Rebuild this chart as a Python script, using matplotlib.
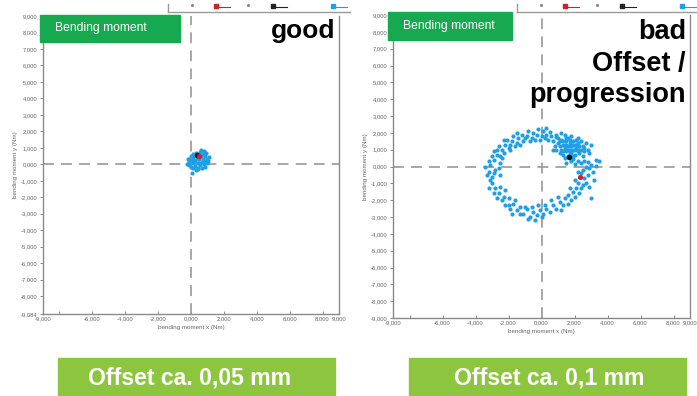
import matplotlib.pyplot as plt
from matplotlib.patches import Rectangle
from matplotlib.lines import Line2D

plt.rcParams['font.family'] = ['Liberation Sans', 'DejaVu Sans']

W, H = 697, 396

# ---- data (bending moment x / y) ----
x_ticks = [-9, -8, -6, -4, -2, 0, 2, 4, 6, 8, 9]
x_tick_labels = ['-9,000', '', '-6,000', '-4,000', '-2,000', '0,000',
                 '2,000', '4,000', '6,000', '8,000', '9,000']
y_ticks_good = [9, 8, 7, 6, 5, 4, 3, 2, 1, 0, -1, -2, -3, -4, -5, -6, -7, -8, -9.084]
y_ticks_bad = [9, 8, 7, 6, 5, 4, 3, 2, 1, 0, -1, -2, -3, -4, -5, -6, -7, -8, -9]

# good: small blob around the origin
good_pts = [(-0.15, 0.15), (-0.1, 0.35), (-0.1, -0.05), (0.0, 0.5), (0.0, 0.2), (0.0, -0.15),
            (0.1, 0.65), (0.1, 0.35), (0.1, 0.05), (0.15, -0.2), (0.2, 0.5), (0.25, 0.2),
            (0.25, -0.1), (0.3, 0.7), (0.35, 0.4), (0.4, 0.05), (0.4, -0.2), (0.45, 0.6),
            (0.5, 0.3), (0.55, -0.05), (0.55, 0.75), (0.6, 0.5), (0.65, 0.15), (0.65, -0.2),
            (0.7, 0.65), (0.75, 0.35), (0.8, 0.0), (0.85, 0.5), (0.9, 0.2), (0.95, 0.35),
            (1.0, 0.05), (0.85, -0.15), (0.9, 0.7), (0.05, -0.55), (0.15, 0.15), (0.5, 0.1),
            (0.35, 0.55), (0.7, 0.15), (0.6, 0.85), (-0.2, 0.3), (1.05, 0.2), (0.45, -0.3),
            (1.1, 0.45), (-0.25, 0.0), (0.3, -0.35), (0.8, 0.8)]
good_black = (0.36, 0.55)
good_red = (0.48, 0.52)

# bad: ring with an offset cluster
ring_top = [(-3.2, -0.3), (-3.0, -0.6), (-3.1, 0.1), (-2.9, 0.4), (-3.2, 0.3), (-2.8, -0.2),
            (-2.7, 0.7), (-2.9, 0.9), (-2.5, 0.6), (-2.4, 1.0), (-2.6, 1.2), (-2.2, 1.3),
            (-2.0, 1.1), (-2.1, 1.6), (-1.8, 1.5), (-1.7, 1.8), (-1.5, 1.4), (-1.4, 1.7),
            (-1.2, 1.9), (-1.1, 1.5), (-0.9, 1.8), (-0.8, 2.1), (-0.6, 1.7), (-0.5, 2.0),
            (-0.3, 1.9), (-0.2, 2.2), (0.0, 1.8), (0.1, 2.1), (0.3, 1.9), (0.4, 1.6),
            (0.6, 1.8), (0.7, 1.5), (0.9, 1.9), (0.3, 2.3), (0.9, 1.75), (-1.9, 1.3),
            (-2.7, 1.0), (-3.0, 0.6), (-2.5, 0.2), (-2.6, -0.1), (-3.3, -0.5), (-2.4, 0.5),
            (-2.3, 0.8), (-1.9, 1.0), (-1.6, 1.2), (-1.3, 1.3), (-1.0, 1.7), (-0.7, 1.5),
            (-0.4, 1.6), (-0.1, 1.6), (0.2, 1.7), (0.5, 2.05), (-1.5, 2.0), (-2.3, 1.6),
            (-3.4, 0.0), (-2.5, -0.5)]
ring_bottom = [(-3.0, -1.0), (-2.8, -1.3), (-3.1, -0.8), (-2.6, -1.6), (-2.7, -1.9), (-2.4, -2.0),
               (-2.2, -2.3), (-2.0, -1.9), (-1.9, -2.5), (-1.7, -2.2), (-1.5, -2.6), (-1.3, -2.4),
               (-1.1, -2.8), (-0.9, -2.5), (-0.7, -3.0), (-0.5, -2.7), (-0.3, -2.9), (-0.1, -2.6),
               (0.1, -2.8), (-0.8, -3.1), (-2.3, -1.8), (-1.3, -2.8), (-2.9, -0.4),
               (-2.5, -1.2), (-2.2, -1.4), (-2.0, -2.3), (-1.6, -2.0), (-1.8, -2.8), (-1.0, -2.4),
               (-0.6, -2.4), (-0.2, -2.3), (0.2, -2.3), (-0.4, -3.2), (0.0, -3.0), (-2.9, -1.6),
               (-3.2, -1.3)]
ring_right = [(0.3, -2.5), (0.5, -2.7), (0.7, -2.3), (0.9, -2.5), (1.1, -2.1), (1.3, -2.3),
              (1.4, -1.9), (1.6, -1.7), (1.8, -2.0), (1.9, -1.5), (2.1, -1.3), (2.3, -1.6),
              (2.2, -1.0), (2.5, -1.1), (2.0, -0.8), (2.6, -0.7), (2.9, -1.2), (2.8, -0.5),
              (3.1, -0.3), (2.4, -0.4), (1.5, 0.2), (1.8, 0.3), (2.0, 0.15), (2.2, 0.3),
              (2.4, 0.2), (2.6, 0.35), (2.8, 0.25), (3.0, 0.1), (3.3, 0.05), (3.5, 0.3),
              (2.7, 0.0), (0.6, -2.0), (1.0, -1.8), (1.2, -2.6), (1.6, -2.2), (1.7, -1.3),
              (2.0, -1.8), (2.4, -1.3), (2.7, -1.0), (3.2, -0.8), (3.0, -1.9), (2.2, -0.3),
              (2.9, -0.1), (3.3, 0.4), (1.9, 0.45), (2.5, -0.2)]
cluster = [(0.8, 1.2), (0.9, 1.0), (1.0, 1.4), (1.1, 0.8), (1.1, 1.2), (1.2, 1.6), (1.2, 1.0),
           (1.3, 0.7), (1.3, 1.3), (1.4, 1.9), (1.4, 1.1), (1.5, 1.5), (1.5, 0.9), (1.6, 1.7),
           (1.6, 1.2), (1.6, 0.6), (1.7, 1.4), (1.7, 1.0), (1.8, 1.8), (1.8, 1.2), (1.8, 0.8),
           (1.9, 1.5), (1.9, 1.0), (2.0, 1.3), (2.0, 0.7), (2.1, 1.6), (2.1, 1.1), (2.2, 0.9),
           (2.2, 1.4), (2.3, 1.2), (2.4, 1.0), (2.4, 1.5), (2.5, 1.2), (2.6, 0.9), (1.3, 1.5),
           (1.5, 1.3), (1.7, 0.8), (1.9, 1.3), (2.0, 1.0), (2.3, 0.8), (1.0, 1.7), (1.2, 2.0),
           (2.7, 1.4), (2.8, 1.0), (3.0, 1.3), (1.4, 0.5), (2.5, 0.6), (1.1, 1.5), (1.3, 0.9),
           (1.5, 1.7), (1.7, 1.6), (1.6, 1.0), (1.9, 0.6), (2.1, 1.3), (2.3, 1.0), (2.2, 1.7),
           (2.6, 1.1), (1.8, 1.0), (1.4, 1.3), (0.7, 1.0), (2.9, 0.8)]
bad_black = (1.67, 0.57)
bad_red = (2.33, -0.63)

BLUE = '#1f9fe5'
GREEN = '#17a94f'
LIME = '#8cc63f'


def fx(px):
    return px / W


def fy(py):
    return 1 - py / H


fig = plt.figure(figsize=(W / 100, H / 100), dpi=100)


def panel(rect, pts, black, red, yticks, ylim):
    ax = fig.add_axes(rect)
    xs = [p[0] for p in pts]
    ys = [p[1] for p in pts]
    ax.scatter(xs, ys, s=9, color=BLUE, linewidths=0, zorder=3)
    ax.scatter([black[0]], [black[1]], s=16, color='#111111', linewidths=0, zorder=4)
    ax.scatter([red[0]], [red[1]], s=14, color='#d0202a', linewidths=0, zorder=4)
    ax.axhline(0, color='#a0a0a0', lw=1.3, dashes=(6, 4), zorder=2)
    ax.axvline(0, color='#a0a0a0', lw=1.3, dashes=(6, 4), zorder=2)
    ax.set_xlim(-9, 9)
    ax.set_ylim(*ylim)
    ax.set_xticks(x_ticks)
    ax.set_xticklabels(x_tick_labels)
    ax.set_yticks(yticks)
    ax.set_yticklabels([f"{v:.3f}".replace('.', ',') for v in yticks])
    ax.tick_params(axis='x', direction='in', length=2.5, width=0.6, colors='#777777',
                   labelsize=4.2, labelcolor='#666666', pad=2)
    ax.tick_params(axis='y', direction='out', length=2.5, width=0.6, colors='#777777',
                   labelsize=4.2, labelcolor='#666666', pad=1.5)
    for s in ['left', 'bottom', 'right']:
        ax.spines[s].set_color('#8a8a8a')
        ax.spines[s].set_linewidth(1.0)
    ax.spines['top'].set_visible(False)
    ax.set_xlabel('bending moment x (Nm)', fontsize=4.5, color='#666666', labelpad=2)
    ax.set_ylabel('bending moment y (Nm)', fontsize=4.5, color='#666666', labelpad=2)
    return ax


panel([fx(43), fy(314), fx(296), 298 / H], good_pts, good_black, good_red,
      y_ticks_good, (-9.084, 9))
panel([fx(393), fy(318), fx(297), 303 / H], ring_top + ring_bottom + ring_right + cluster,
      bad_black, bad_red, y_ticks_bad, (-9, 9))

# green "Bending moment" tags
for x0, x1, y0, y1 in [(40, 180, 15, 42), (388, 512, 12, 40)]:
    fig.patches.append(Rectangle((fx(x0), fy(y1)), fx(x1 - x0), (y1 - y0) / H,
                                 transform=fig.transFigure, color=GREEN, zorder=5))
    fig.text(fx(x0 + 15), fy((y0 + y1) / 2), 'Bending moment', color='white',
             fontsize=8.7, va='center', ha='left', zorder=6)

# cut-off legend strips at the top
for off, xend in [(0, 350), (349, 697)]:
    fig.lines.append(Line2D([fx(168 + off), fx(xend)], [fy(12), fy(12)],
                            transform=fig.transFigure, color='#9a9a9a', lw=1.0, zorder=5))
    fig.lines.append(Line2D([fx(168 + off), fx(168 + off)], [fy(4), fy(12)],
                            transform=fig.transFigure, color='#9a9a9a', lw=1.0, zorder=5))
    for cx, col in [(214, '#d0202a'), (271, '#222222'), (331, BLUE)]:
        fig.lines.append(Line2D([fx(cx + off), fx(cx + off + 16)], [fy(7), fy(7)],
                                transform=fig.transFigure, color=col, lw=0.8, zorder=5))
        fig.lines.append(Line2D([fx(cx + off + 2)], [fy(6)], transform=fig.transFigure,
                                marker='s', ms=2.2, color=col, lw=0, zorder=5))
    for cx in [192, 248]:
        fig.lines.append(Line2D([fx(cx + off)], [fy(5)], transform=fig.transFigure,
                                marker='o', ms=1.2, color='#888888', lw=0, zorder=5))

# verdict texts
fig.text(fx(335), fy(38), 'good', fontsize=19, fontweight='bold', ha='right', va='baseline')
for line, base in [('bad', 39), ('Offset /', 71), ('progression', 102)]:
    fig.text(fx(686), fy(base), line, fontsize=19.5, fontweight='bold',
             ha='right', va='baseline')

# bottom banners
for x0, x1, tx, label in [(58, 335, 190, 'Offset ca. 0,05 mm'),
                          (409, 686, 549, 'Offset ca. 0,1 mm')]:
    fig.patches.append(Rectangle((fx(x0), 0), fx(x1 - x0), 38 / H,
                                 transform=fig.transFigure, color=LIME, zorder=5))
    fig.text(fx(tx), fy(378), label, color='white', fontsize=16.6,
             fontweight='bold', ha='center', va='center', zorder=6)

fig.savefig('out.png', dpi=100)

Objective
Begin at the first line of the material and copy each line exactly through the one containing "good_red = (0.48, 0.52)". Omit pictures.

Response
Rebuild this chart as a Python script, using matplotlib.
import matplotlib.pyplot as plt
from matplotlib.patches import Rectangle
from matplotlib.lines import Line2D

plt.rcParams['font.family'] = ['Liberation Sans', 'DejaVu Sans']

W, H = 697, 396

# ---- data (bending moment x / y) ----
x_ticks = [-9, -8, -6, -4, -2, 0, 2, 4, 6, 8, 9]
x_tick_labels = ['-9,000', '', '-6,000', '-4,000', '-2,000', '0,000',
                 '2,000', '4,000', '6,000', '8,000', '9,000']
y_ticks_good = [9, 8, 7, 6, 5, 4, 3, 2, 1, 0, -1, -2, -3, -4, -5, -6, -7, -8, -9.084]
y_ticks_bad = [9, 8, 7, 6, 5, 4, 3, 2, 1, 0, -1, -2, -3, -4, -5, -6, -7, -8, -9]

# good: small blob around the origin
good_pts = [(-0.15, 0.15), (-0.1, 0.35), (-0.1, -0.05), (0.0, 0.5), (0.0, 0.2), (0.0, -0.15),
            (0.1, 0.65), (0.1, 0.35), (0.1, 0.05), (0.15, -0.2), (0.2, 0.5), (0.25, 0.2),
            (0.25, -0.1), (0.3, 0.7), (0.35, 0.4), (0.4, 0.05), (0.4, -0.2), (0.45, 0.6),
            (0.5, 0.3), (0.55, -0.05), (0.55, 0.75), (0.6, 0.5), (0.65, 0.15), (0.65, -0.2),
            (0.7, 0.65), (0.75, 0.35), (0.8, 0.0), (0.85, 0.5), (0.9, 0.2), (0.95, 0.35),
            (1.0, 0.05), (0.85, -0.15), (0.9, 0.7), (0.05, -0.55), (0.15, 0.15), (0.5, 0.1),
            (0.35, 0.55), (0.7, 0.15), (0.6, 0.85), (-0.2, 0.3), (1.05, 0.2), (0.45, -0.3),
            (1.1, 0.45), (-0.25, 0.0), (0.3, -0.35), (0.8, 0.8)]
good_black = (0.36, 0.55)
good_red = (0.48, 0.52)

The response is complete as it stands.